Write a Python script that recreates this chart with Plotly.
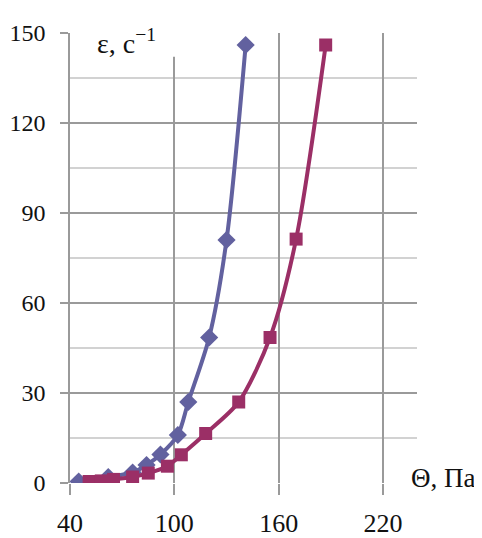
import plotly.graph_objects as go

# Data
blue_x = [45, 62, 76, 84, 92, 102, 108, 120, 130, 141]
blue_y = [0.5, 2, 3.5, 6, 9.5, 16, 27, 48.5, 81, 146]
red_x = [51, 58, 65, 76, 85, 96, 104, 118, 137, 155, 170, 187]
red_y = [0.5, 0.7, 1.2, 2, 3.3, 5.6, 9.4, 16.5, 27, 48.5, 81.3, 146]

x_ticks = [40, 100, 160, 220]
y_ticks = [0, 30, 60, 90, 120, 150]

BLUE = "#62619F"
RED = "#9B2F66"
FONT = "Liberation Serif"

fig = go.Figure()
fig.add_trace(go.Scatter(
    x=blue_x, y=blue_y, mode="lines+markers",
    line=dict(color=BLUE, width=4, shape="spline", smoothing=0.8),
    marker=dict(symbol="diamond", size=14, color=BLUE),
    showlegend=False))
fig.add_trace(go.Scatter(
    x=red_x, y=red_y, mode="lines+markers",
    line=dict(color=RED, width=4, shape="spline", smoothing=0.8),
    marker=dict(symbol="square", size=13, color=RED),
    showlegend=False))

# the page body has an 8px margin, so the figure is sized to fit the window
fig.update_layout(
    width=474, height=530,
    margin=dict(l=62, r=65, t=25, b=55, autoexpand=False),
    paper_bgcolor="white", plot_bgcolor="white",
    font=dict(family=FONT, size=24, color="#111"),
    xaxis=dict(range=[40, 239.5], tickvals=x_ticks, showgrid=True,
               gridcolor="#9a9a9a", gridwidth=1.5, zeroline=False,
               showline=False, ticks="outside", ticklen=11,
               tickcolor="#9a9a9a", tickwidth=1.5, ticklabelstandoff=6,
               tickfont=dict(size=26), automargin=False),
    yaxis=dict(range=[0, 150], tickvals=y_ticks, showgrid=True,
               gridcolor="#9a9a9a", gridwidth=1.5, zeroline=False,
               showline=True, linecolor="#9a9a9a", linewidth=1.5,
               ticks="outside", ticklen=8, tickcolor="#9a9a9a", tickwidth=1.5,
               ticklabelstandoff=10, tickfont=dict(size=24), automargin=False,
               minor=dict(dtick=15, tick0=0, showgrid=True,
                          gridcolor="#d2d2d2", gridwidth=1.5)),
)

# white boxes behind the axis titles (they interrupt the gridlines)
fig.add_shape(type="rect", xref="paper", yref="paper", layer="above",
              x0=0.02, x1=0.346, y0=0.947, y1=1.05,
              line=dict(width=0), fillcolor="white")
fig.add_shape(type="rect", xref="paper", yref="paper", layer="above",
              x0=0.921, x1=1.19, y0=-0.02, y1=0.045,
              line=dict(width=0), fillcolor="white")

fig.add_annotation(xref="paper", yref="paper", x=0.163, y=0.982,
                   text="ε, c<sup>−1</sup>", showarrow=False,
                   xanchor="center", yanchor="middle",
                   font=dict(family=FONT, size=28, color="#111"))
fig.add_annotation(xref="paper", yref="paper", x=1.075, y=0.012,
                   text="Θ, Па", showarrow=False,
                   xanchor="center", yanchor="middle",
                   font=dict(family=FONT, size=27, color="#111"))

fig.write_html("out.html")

==*==

PROBLEM STATEMENT
Omit the pictures, then repeat exactly each line from the beginning of the listing through the line with "48.5, 81.3, 146]".

ANSWER TO THIS EXERCISE
Write a Python script that recreates this chart with Plotly.
import plotly.graph_objects as go

# Data
blue_x = [45, 62, 76, 84, 92, 102, 108, 120, 130, 141]
blue_y = [0.5, 2, 3.5, 6, 9.5, 16, 27, 48.5, 81, 146]
red_x = [51, 58, 65, 76, 85, 96, 104, 118, 137, 155, 170, 187]
red_y = [0.5, 0.7, 1.2, 2, 3.3, 5.6, 9.4, 16.5, 27, 48.5, 81.3, 146]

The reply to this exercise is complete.